> _Request_
Please set down all the lines beneath this one exactly, without the pictures.

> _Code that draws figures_

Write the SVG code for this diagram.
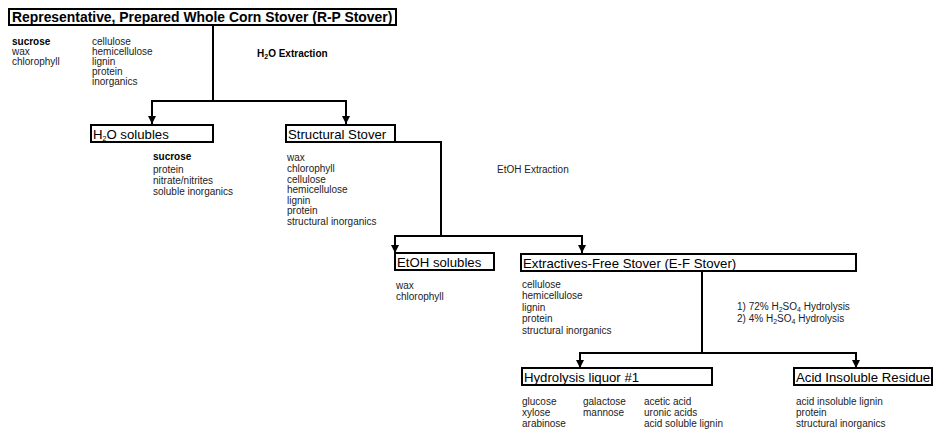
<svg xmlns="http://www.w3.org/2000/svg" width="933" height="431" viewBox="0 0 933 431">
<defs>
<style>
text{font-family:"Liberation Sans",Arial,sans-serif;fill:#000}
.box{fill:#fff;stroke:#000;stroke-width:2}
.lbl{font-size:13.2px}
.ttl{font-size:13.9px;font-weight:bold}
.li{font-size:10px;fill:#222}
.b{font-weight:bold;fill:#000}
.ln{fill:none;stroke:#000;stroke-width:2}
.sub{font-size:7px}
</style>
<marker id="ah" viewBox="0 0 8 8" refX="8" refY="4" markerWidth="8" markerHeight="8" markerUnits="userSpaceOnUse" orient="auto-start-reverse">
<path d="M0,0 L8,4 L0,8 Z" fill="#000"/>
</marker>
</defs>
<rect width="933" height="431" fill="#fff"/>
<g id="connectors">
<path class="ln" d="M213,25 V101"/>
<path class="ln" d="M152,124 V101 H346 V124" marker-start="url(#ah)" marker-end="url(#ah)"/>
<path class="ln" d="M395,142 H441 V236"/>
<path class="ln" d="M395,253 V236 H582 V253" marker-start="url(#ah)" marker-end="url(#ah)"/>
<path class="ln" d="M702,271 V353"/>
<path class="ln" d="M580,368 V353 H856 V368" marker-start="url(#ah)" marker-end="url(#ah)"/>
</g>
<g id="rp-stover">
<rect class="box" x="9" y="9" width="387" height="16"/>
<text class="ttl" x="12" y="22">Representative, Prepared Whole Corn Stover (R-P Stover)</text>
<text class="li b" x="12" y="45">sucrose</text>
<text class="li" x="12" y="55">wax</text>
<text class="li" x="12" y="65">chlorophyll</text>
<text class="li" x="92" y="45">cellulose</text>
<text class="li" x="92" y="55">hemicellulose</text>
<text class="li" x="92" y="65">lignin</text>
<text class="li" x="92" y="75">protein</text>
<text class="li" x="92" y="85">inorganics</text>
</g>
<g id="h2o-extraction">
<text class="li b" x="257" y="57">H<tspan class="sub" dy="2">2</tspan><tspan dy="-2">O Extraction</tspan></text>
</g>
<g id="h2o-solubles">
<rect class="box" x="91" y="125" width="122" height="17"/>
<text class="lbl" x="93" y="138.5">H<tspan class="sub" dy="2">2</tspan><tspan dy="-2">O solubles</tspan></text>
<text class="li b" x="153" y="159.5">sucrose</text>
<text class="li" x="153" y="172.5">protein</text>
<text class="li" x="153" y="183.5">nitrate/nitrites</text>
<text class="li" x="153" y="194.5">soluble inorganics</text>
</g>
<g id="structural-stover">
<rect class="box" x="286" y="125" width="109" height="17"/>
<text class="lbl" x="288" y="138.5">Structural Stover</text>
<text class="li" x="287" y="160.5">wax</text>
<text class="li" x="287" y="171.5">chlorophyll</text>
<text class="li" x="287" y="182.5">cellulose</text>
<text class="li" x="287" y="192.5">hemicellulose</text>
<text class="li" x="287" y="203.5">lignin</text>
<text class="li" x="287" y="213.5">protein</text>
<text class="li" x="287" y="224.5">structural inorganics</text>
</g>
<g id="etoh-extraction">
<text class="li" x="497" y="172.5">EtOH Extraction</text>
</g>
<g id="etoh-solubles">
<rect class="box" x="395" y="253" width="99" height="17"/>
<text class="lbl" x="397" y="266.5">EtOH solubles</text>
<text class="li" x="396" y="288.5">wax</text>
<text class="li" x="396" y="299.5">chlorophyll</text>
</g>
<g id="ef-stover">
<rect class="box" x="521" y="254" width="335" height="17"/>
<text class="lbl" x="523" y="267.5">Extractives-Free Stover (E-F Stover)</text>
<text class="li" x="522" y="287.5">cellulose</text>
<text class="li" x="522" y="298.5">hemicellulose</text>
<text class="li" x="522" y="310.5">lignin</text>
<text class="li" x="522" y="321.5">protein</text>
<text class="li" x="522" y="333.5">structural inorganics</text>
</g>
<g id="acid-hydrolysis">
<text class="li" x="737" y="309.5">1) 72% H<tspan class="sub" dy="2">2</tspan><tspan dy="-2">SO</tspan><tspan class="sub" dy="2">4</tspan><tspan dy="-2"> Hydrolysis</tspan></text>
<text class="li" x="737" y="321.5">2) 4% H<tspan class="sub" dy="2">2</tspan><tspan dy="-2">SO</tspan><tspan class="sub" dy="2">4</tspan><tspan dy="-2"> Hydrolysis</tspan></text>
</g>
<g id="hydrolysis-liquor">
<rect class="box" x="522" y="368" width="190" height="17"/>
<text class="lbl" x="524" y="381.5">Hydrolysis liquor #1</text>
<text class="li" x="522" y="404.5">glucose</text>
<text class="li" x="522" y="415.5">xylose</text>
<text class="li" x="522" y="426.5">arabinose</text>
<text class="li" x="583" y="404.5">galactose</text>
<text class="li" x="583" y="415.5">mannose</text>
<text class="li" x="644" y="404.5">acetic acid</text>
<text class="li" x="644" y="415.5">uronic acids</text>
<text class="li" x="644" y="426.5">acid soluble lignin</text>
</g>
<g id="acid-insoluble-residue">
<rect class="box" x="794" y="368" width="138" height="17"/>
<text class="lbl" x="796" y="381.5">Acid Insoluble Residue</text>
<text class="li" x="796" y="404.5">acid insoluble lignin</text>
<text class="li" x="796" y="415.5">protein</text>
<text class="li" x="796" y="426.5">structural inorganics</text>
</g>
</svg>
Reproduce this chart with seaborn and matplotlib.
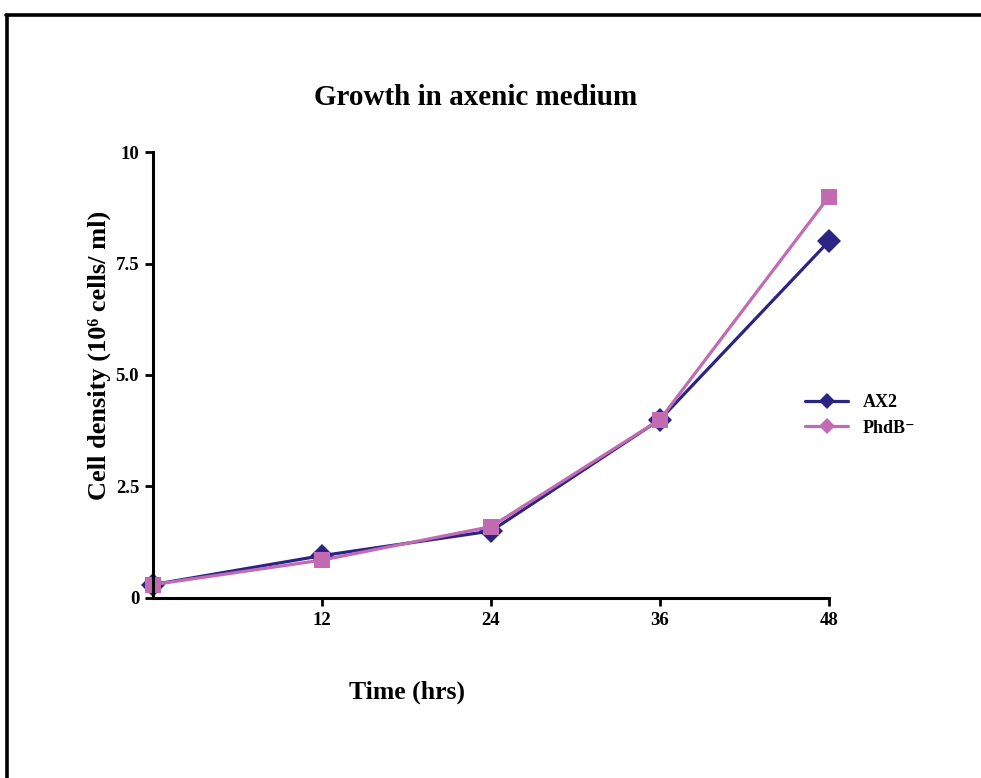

> _Solution to this task_
Write the SVG code for this diagram.
<svg xmlns="http://www.w3.org/2000/svg" width="933" height="431" viewBox="0 0 933 431">
<defs>
<style>
text{font-family:"Liberation Sans",Arial,sans-serif;fill:#000}
.box{fill:#fff;stroke:#000;stroke-width:2}
.lbl{font-size:13.2px}
.ttl{font-size:13.9px;font-weight:bold}
.li{font-size:10px;fill:#222}
.b{font-weight:bold;fill:#000}
.ln{fill:none;stroke:#000;stroke-width:2}
.sub{font-size:7px}
</style>
<marker id="ah" viewBox="0 0 8 8" refX="8" refY="4" markerWidth="8" markerHeight="8" markerUnits="userSpaceOnUse" orient="auto-start-reverse">
<path d="M0,0 L8,4 L0,8 Z" fill="#000"/>
</marker>
</defs>
<rect width="933" height="431" fill="#fff"/>
<g id="connectors">
<path class="ln" d="M213,25 V101"/>
<path class="ln" d="M152,124 V101 H346 V124" marker-start="url(#ah)" marker-end="url(#ah)"/>
<path class="ln" d="M395,142 H441 V236"/>
<path class="ln" d="M395,253 V236 H582 V253" marker-start="url(#ah)" marker-end="url(#ah)"/>
<path class="ln" d="M702,271 V353"/>
<path class="ln" d="M580,368 V353 H856 V368" marker-start="url(#ah)" marker-end="url(#ah)"/>
</g>
<g id="rp-stover">
<rect class="box" x="9" y="9" width="387" height="16"/>
<text class="ttl" x="12" y="22">Representative, Prepared Whole Corn Stover (R-P Stover)</text>
<text class="li b" x="12" y="45">sucrose</text>
<text class="li" x="12" y="55">wax</text>
<text class="li" x="12" y="65">chlorophyll</text>
<text class="li" x="92" y="45">cellulose</text>
<text class="li" x="92" y="55">hemicellulose</text>
<text class="li" x="92" y="65">lignin</text>
<text class="li" x="92" y="75">protein</text>
<text class="li" x="92" y="85">inorganics</text>
</g>
<g id="h2o-extraction">
<text class="li b" x="257" y="57">H<tspan class="sub" dy="2">2</tspan><tspan dy="-2">O Extraction</tspan></text>
</g>
<g id="h2o-solubles">
<rect class="box" x="91" y="125" width="122" height="17"/>
<text class="lbl" x="93" y="138.5">H<tspan class="sub" dy="2">2</tspan><tspan dy="-2">O solubles</tspan></text>
<text class="li b" x="153" y="159.5">sucrose</text>
<text class="li" x="153" y="172.5">protein</text>
<text class="li" x="153" y="183.5">nitrate/nitrites</text>
<text class="li" x="153" y="194.5">soluble inorganics</text>
</g>
<g id="structural-stover">
<rect class="box" x="286" y="125" width="109" height="17"/>
<text class="lbl" x="288" y="138.5">Structural Stover</text>
<text class="li" x="287" y="160.5">wax</text>
<text class="li" x="287" y="171.5">chlorophyll</text>
<text class="li" x="287" y="182.5">cellulose</text>
<text class="li" x="287" y="192.5">hemicellulose</text>
<text class="li" x="287" y="203.5">lignin</text>
<text class="li" x="287" y="213.5">protein</text>
<text class="li" x="287" y="224.5">structural inorganics</text>
</g>
<g id="etoh-extraction">
<text class="li" x="497" y="172.5">EtOH Extraction</text>
</g>
<g id="etoh-solubles">
<rect class="box" x="395" y="253" width="99" height="17"/>
<text class="lbl" x="397" y="266.5">EtOH solubles</text>
<text class="li" x="396" y="288.5">wax</text>
<text class="li" x="396" y="299.5">chlorophyll</text>
</g>
<g id="ef-stover">
<rect class="box" x="521" y="254" width="335" height="17"/>
<text class="lbl" x="523" y="267.5">Extractives-Free Stover (E-F Stover)</text>
<text class="li" x="522" y="287.5">cellulose</text>
<text class="li" x="522" y="298.5">hemicellulose</text>
<text class="li" x="522" y="310.5">lignin</text>
<text class="li" x="522" y="321.5">protein</text>
<text class="li" x="522" y="333.5">structural inorganics</text>
</g>
<g id="acid-hydrolysis">
<text class="li" x="737" y="309.5">1) 72% H<tspan class="sub" dy="2">2</tspan><tspan dy="-2">SO</tspan><tspan class="sub" dy="2">4</tspan><tspan dy="-2"> Hydrolysis</tspan></text>
<text class="li" x="737" y="321.5">2) 4% H<tspan class="sub" dy="2">2</tspan><tspan dy="-2">SO</tspan><tspan class="sub" dy="2">4</tspan><tspan dy="-2"> Hydrolysis</tspan></text>
</g>
<g id="hydrolysis-liquor">
<rect class="box" x="522" y="368" width="190" height="17"/>
<text class="lbl" x="524" y="381.5">Hydrolysis liquor #1</text>
<text class="li" x="522" y="404.5">glucose</text>
<text class="li" x="522" y="415.5">xylose</text>
<text class="li" x="522" y="426.5">arabinose</text>
<text class="li" x="583" y="404.5">galactose</text>
<text class="li" x="583" y="415.5">mannose</text>
<text class="li" x="644" y="404.5">acetic acid</text>
<text class="li" x="644" y="415.5">uronic acids</text>
<text class="li" x="644" y="426.5">acid soluble lignin</text>
</g>
<g id="acid-insoluble-residue">
<rect class="box" x="794" y="368" width="138" height="17"/>
<text class="lbl" x="796" y="381.5">Acid Insoluble Residue</text>
<text class="li" x="796" y="404.5">acid insoluble lignin</text>
<text class="li" x="796" y="415.5">protein</text>
<text class="li" x="796" y="426.5">structural inorganics</text>
</g>
</svg>
Reproduce this chart with seaborn and matplotlib.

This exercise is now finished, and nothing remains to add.